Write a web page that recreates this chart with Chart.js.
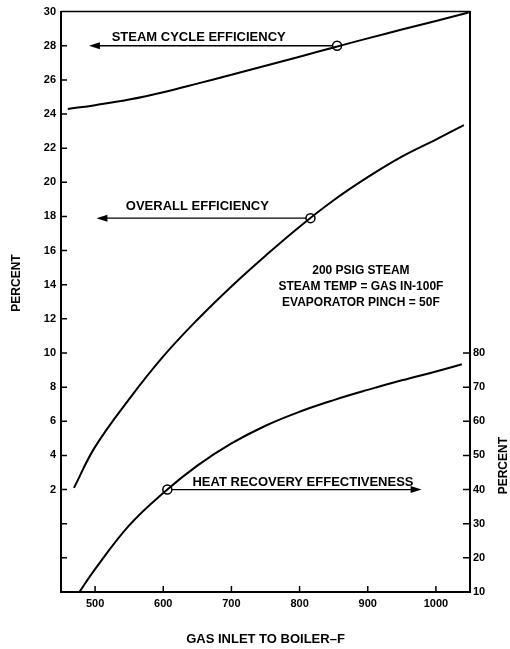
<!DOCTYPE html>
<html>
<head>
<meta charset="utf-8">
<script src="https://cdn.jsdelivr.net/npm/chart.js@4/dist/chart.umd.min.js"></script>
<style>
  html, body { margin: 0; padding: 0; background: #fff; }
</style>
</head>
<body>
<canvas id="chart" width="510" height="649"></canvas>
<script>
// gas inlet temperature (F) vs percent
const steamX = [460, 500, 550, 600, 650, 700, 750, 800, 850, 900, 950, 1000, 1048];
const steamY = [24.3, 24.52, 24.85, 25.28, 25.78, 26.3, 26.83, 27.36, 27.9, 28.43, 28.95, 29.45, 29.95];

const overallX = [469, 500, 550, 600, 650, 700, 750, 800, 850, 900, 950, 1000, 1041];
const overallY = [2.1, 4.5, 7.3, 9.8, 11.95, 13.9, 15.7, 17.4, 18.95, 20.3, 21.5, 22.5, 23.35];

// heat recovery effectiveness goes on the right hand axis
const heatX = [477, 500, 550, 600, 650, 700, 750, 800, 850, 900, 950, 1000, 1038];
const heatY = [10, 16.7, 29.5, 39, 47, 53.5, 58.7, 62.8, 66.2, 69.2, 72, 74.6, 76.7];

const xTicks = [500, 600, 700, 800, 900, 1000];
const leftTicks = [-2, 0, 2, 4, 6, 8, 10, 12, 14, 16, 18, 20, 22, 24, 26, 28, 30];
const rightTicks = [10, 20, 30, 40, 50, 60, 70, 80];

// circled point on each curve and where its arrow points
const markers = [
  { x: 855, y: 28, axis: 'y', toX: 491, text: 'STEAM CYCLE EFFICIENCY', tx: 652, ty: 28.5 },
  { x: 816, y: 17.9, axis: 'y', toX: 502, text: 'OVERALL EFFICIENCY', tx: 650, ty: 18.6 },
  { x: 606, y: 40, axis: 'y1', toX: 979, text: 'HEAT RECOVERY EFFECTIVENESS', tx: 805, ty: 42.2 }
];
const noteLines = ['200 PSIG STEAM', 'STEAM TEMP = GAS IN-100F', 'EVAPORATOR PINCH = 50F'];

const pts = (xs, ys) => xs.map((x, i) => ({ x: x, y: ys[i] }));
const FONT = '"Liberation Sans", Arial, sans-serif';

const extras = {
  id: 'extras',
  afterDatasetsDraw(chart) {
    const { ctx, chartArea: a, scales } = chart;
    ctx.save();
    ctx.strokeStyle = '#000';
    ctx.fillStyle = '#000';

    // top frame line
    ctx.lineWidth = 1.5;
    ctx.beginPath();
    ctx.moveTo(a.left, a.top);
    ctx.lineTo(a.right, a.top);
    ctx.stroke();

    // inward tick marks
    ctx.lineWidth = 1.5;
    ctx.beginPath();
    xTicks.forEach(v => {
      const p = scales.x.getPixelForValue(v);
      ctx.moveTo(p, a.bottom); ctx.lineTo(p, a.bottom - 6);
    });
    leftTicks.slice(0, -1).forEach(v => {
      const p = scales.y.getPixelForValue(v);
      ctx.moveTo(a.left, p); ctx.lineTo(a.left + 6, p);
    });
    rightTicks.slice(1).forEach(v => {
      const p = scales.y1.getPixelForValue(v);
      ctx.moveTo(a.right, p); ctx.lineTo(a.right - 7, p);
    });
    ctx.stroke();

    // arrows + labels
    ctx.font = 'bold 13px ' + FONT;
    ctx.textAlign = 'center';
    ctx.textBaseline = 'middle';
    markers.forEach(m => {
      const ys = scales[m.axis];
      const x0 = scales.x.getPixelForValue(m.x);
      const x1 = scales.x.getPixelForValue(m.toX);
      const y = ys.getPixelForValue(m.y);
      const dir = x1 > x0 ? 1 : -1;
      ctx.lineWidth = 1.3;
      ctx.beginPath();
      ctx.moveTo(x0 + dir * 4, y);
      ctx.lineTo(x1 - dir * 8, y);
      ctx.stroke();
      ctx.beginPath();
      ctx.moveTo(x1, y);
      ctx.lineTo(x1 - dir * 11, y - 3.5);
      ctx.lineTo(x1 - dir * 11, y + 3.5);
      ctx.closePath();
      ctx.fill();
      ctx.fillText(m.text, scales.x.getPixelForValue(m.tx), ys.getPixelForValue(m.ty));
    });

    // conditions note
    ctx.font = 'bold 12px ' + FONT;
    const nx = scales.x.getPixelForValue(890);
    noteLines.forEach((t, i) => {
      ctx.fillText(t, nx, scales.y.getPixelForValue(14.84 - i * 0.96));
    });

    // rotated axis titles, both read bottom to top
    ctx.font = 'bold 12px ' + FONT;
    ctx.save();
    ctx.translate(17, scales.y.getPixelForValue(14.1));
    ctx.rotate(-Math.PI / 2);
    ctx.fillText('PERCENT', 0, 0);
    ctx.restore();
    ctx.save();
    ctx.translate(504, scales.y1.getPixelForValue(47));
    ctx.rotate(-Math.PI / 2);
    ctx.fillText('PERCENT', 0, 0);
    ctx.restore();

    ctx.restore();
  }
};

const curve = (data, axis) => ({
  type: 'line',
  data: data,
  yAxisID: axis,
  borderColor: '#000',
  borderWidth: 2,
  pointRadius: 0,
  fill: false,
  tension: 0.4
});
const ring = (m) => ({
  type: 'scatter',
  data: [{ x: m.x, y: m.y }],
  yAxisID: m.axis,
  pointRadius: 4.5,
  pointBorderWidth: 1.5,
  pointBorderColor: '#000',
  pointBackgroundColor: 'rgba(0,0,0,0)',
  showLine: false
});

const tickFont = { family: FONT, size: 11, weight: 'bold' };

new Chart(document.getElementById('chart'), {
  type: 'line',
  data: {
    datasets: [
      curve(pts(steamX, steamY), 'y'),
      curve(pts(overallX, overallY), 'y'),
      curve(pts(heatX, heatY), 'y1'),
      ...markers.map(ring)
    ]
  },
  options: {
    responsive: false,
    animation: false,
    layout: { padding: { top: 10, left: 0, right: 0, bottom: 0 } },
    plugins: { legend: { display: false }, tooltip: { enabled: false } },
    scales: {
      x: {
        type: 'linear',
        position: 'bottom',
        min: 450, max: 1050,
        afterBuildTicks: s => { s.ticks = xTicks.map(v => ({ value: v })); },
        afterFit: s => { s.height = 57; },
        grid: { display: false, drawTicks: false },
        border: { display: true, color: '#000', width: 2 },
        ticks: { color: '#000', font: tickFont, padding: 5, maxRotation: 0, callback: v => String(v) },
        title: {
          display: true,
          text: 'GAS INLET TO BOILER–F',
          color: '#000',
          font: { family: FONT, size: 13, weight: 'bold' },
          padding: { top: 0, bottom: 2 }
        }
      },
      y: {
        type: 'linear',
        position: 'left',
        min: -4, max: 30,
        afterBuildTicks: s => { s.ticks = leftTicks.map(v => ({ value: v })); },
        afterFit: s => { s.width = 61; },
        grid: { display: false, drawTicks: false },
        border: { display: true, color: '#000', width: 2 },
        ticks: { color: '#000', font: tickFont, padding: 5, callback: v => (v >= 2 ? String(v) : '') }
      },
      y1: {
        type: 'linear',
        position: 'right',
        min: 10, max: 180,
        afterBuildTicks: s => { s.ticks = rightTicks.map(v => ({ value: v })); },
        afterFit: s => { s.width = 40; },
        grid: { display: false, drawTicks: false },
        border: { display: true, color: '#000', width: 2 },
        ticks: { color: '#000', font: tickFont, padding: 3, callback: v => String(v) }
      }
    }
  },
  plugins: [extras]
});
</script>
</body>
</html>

|---|

Write out an exact copy of the listing, first line through the line containing "const noteLines = ['200", with the pictures left out.

Write a web page that recreates this chart with Chart.js.
<!DOCTYPE html>
<html>
<head>
<meta charset="utf-8">
<script src="https://cdn.jsdelivr.net/npm/chart.js@4/dist/chart.umd.min.js"></script>
<style>
  html, body { margin: 0; padding: 0; background: #fff; }
</style>
</head>
<body>
<canvas id="chart" width="510" height="649"></canvas>
<script>
// gas inlet temperature (F) vs percent
const steamX = [460, 500, 550, 600, 650, 700, 750, 800, 850, 900, 950, 1000, 1048];
const steamY = [24.3, 24.52, 24.85, 25.28, 25.78, 26.3, 26.83, 27.36, 27.9, 28.43, 28.95, 29.45, 29.95];

const overallX = [469, 500, 550, 600, 650, 700, 750, 800, 850, 900, 950, 1000, 1041];
const overallY = [2.1, 4.5, 7.3, 9.8, 11.95, 13.9, 15.7, 17.4, 18.95, 20.3, 21.5, 22.5, 23.35];

// heat recovery effectiveness goes on the right hand axis
const heatX = [477, 500, 550, 600, 650, 700, 750, 800, 850, 900, 950, 1000, 1038];
const heatY = [10, 16.7, 29.5, 39, 47, 53.5, 58.7, 62.8, 66.2, 69.2, 72, 74.6, 76.7];

const xTicks = [500, 600, 700, 800, 900, 1000];
const leftTicks = [-2, 0, 2, 4, 6, 8, 10, 12, 14, 16, 18, 20, 22, 24, 26, 28, 30];
const rightTicks = [10, 20, 30, 40, 50, 60, 70, 80];

// circled point on each curve and where its arrow points
const markers = [
  { x: 855, y: 28, axis: 'y', toX: 491, text: 'STEAM CYCLE EFFICIENCY', tx: 652, ty: 28.5 },
  { x: 816, y: 17.9, axis: 'y', toX: 502, text: 'OVERALL EFFICIENCY', tx: 650, ty: 18.6 },
  { x: 606, y: 40, axis: 'y1', toX: 979, text: 'HEAT RECOVERY EFFECTIVENESS', tx: 805, ty: 42.2 }
];
const noteLines = ['200 PSIG STEAM', 'STEAM TEMP = GAS IN-100F', 'EVAPORATOR PINCH = 50F'];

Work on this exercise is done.